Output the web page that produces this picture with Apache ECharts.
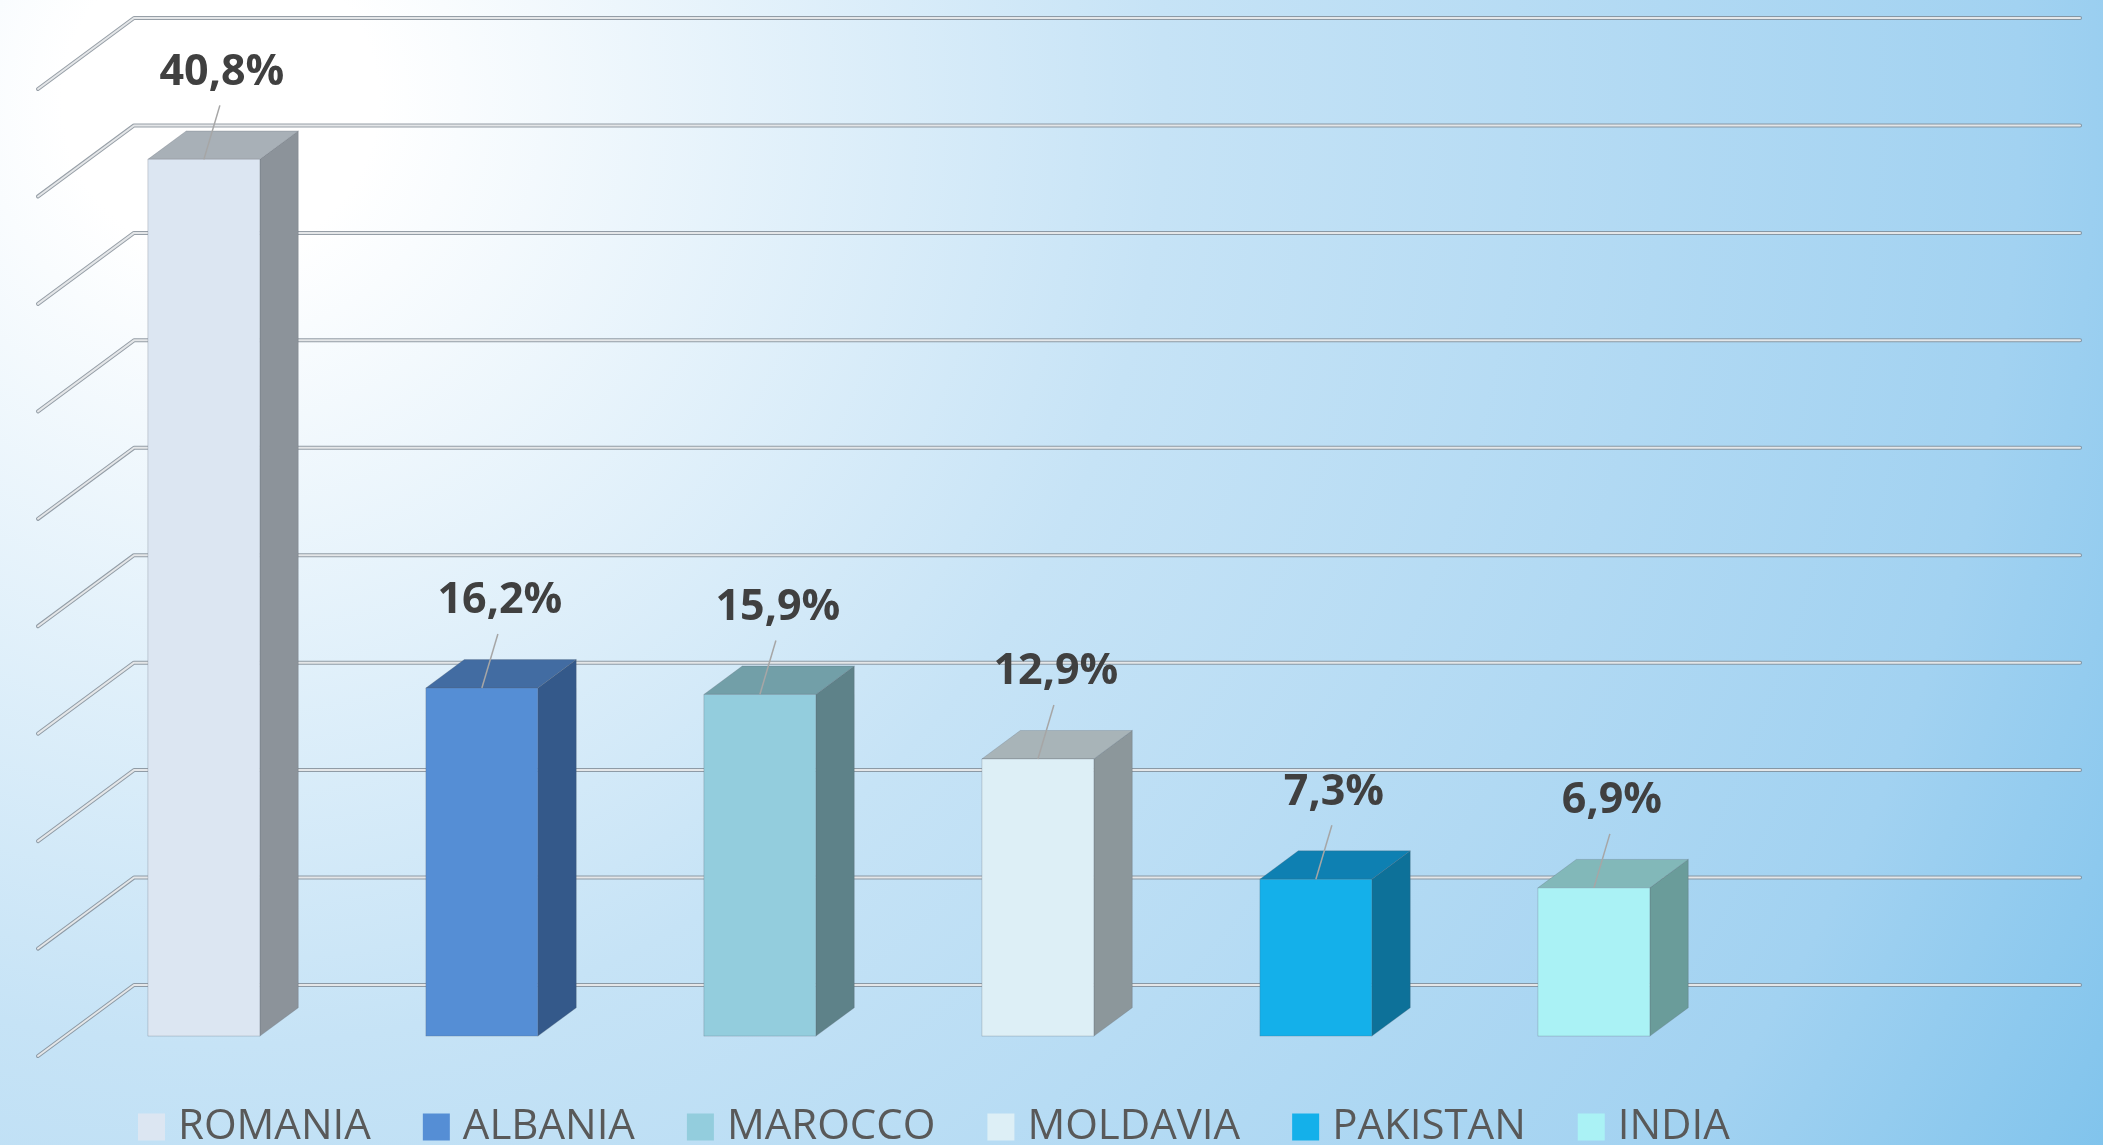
<!DOCTYPE html>
<html>
<head>
<meta charset="utf-8">
<script src="https://cdn.jsdelivr.net/npm/echarts@6/dist/echarts.min.js"></script>
<style>
html,body{margin:0;padding:0;background:#fff;}
#chart{width:2103px;height:1145px;}
</style>
</head>
<body>
<div id="chart"></div>
<script>
// ---- data ----
const countries = ['ROMANIA', 'ALBANIA', 'MAROCCO', 'MOLDAVIA', 'PAKISTAN', 'INDIA'];
const shares = [40.8, 16.2, 15.9, 12.9, 7.3, 6.9];
const valueTicks = [0, 5, 10, 15, 20, 25, 30, 35, 40, 45];

// ---- styles ----
const frontColors = ['#DCE6F2', '#558ED5', '#93CDDD', '#DDEFF6', '#14B0EA', '#AAF2F5'];
const topColors   = ['#A8B0B7', '#426CA2', '#729FA8', '#A8B4B8', '#0E80B2', '#82B8B9'];
const sideColors  = ['#8C939A', '#34598A', '#5E8289', '#8C979B', '#0D7199', '#6A9C9A'];

const DEPTH = [-96, 71];     // back wall -> front plane, px
const F_FRONT = 0.72, F_BACK = 0.32;
const BAR_W = 112;

function fmt(v) { return v.toFixed(1).replace('.', ',') + '%'; }

const chart = echarts.init(document.getElementById('chart'), null, { renderer: 'canvas' });

function wallRender(params, api) {
  const cs = params.coordSys;
  const y = api.coord([0, api.value(1)])[1];
  const pts = [[cs.x + DEPTH[0], y + DEPTH[1]], [cs.x, y], [cs.x + cs.width, y]];
  return {
    type: 'group',
    children: [
      { type: 'polyline', shape: { points: pts }, style: { stroke: 'rgba(125,135,145,0.8)', lineWidth: 4, fill: null, lineJoin: 'round', lineCap: 'round' } },
      { type: 'polyline', shape: { points: pts }, style: { stroke: '#E4E6E8', lineWidth: 2, fill: null, lineJoin: 'round', lineCap: 'round' } }
    ]
  };
}

function makeBarRender(i) {
  return function (params, api) {
    const idx = api.value(0), v = api.value(1);
    const base = api.coord([idx, 0]);
    const top = api.coord([idx, v]);
    const cx = base[0] + DEPTH[0] * F_FRONT;
    const x0 = cx - BAR_W / 2, x1 = cx + BAR_W / 2;
    const yb = base[1] + DEPTH[1] * F_FRONT;
    const yt = top[1] + DEPTH[1] * F_FRONT;
    const dx = DEPTH[0] * (F_BACK - F_FRONT), dy = DEPTH[1] * (F_BACK - F_FRONT);
    const edge = 'rgba(90,100,110,0.25)';
    return {
      type: 'group',
      children: [
        { type: 'polygon', shape: { points: [[x1, yt], [x1 + dx, yt + dy], [x1 + dx, yb + dy], [x1, yb]] },
          style: { fill: sideColors[i], stroke: edge, lineWidth: 1 } },
        { type: 'polygon', shape: { points: [[x0, yt], [x1, yt], [x1 + dx, yt + dy], [x0 + dx, yt + dy]] },
          style: { fill: topColors[i], stroke: edge, lineWidth: 1 } },
        { type: 'rect', shape: { x: x0, y: yt, width: BAR_W, height: yb - yt },
          style: { fill: frontColors[i], stroke: edge, lineWidth: 1 } },
        { type: 'line', shape: { x1: cx, y1: yt, x2: cx + 16, y2: yt - 54 },
          style: { stroke: '#A6A6A6', lineWidth: 1.5 } },
        { type: 'text', x: cx + 18, y: yt - 87,
          style: { text: fmt(v), fill: '#404040', font: 'bold 43px "Open Sans", sans-serif',
                   textAlign: 'center', textVerticalAlign: 'middle' } }
      ]
    };
  };
}

const series = [{
  type: 'custom',
  name: 'wall',
  renderItem: wallRender,
  data: valueTicks.map(t => [0, t]),
  encode: { x: 0, y: 1 },
  silent: true,
  z: 1
}];
countries.forEach((c, i) => {
  series.push({
    type: 'custom',
    name: c,
    renderItem: makeBarRender(i),
    data: [[i, shares[i]]],
    encode: { x: 0, y: 1 },
    itemStyle: { color: frontColors[i] },
    z: 2 + i
  });
});

chart.setOption({
  animation: false,
  backgroundColor: new echarts.graphic.RadialGradient(220, 100, 2250, [
    { offset: 0, color: '#FFFFFF' },
    { offset: 0.07, color: '#FFFFFF' },
    { offset: 0.42, color: '#C6E3F6' },
    { offset: 0.8, color: '#A2D2F1' },
    { offset: 1, color: '#78C0EB' }
  ], true),
  grid: { left: 134, right: 23, top: 18, bottom: 160 },
  xAxis: { type: 'category', data: countries, max: 6, show: false },
  yAxis: { type: 'value', min: 0, max: 45, interval: 5, show: false, splitLine: { show: false } },
  legend: {
    data: countries,
    left: 138, top: 1106, padding: 0,
    icon: 'rect', itemWidth: 27, itemHeight: 27, itemGap: 52,
    textStyle: { fontFamily: '"Open Sans", sans-serif', fontSize: 42, color: '#595959', lineHeight: 42, padding: [0, 0, 0, 8] }
  },
  series: series
});
</script>
</body>
</html>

════

**Work to complete:**
Give the data again exactly as written, with all pictures left out.

**Exercise solution:**
Output the web page that produces this picture with Apache ECharts.
<!DOCTYPE html>
<html>
<head>
<meta charset="utf-8">
<script src="https://cdn.jsdelivr.net/npm/echarts@6/dist/echarts.min.js"></script>
<style>
html,body{margin:0;padding:0;background:#fff;}
#chart{width:2103px;height:1145px;}
</style>
</head>
<body>
<div id="chart"></div>
<script>
// ---- data ----
const countries = ['ROMANIA', 'ALBANIA', 'MAROCCO', 'MOLDAVIA', 'PAKISTAN', 'INDIA'];
const shares = [40.8, 16.2, 15.9, 12.9, 7.3, 6.9];
const valueTicks = [0, 5, 10, 15, 20, 25, 30, 35, 40, 45];

// ---- styles ----
const frontColors = ['#DCE6F2', '#558ED5', '#93CDDD', '#DDEFF6', '#14B0EA', '#AAF2F5'];
const topColors   = ['#A8B0B7', '#426CA2', '#729FA8', '#A8B4B8', '#0E80B2', '#82B8B9'];
const sideColors  = ['#8C939A', '#34598A', '#5E8289', '#8C979B', '#0D7199', '#6A9C9A'];

const DEPTH = [-96, 71];     // back wall -> front plane, px
const F_FRONT = 0.72, F_BACK = 0.32;
const BAR_W = 112;

function fmt(v) { return v.toFixed(1).replace('.', ',') + '%'; }

const chart = echarts.init(document.getElementById('chart'), null, { renderer: 'canvas' });

function wallRender(params, api) {
  const cs = params.coordSys;
  const y = api.coord([0, api.value(1)])[1];
  const pts = [[cs.x + DEPTH[0], y + DEPTH[1]], [cs.x, y], [cs.x + cs.width, y]];
  return {
    type: 'group',
    children: [
      { type: 'polyline', shape: { points: pts }, style: { stroke: 'rgba(125,135,145,0.8)', lineWidth: 4, fill: null, lineJoin: 'round', lineCap: 'round' } },
      { type: 'polyline', shape: { points: pts }, style: { stroke: '#E4E6E8', lineWidth: 2, fill: null, lineJoin: 'round', lineCap: 'round' } }
    ]
  };
}

function makeBarRender(i) {
  return function (params, api) {
    const idx = api.value(0), v = api.value(1);
    const base = api.coord([idx, 0]);
    const top = api.coord([idx, v]);
    const cx = base[0] + DEPTH[0] * F_FRONT;
    const x0 = cx - BAR_W / 2, x1 = cx + BAR_W / 2;
    const yb = base[1] + DEPTH[1] * F_FRONT;
    const yt = top[1] + DEPTH[1] * F_FRONT;
    const dx = DEPTH[0] * (F_BACK - F_FRONT), dy = DEPTH[1] * (F_BACK - F_FRONT);
    const edge = 'rgba(90,100,110,0.25)';
    return {
      type: 'group',
      children: [
        { type: 'polygon', shape: { points: [[x1, yt], [x1 + dx, yt + dy], [x1 + dx, yb + dy], [x1, yb]] },
          style: { fill: sideColors[i], stroke: edge, lineWidth: 1 } },
        { type: 'polygon', shape: { points: [[x0, yt], [x1, yt], [x1 + dx, yt + dy], [x0 + dx, yt + dy]] },
          style: { fill: topColors[i], stroke: edge, lineWidth: 1 } },
        { type: 'rect', shape: { x: x0, y: yt, width: BAR_W, height: yb - yt },
          style: { fill: frontColors[i], stroke: edge, lineWidth: 1 } },
        { type: 'line', shape: { x1: cx, y1: yt, x2: cx + 16, y2: yt - 54 },
          style: { stroke: '#A6A6A6', lineWidth: 1.5 } },
        { type: 'text', x: cx + 18, y: yt - 87,
          style: { text: fmt(v), fill: '#404040', font: 'bold 43px "Open Sans", sans-serif',
                   textAlign: 'center', textVerticalAlign: 'middle' } }
      ]
    };
  };
}

const series = [{
  type: 'custom',
  name: 'wall',
  renderItem: wallRender,
  data: valueTicks.map(t => [0, t]),
  encode: { x: 0, y: 1 },
  silent: true,
  z: 1
}];
countries.forEach((c, i) => {
  series.push({
    type: 'custom',
    name: c,
    renderItem: makeBarRender(i),
    data: [[i, shares[i]]],
    encode: { x: 0, y: 1 },
    itemStyle: { color: frontColors[i] },
    z: 2 + i
  });
});

chart.setOption({
  animation: false,
  backgroundColor: new echarts.graphic.RadialGradient(220, 100, 2250, [
    { offset: 0, color: '#FFFFFF' },
    { offset: 0.07, color: '#FFFFFF' },
    { offset: 0.42, color: '#C6E3F6' },
    { offset: 0.8, color: '#A2D2F1' },
    { offset: 1, color: '#78C0EB' }
  ], true),
  grid: { left: 134, right: 23, top: 18, bottom: 160 },
  xAxis: { type: 'category', data: countries, max: 6, show: false },
  yAxis: { type: 'value', min: 0, max: 45, interval: 5, show: false, splitLine: { show: false } },
  legend: {
    data: countries,
    left: 138, top: 1106, padding: 0,
    icon: 'rect', itemWidth: 27, itemHeight: 27, itemGap: 52,
    textStyle: { fontFamily: '"Open Sans", sans-serif', fontSize: 42, color: '#595959', lineHeight: 42, padding: [0, 0, 0, 8] }
  },
  series: series
});
</script>
</body>
</html>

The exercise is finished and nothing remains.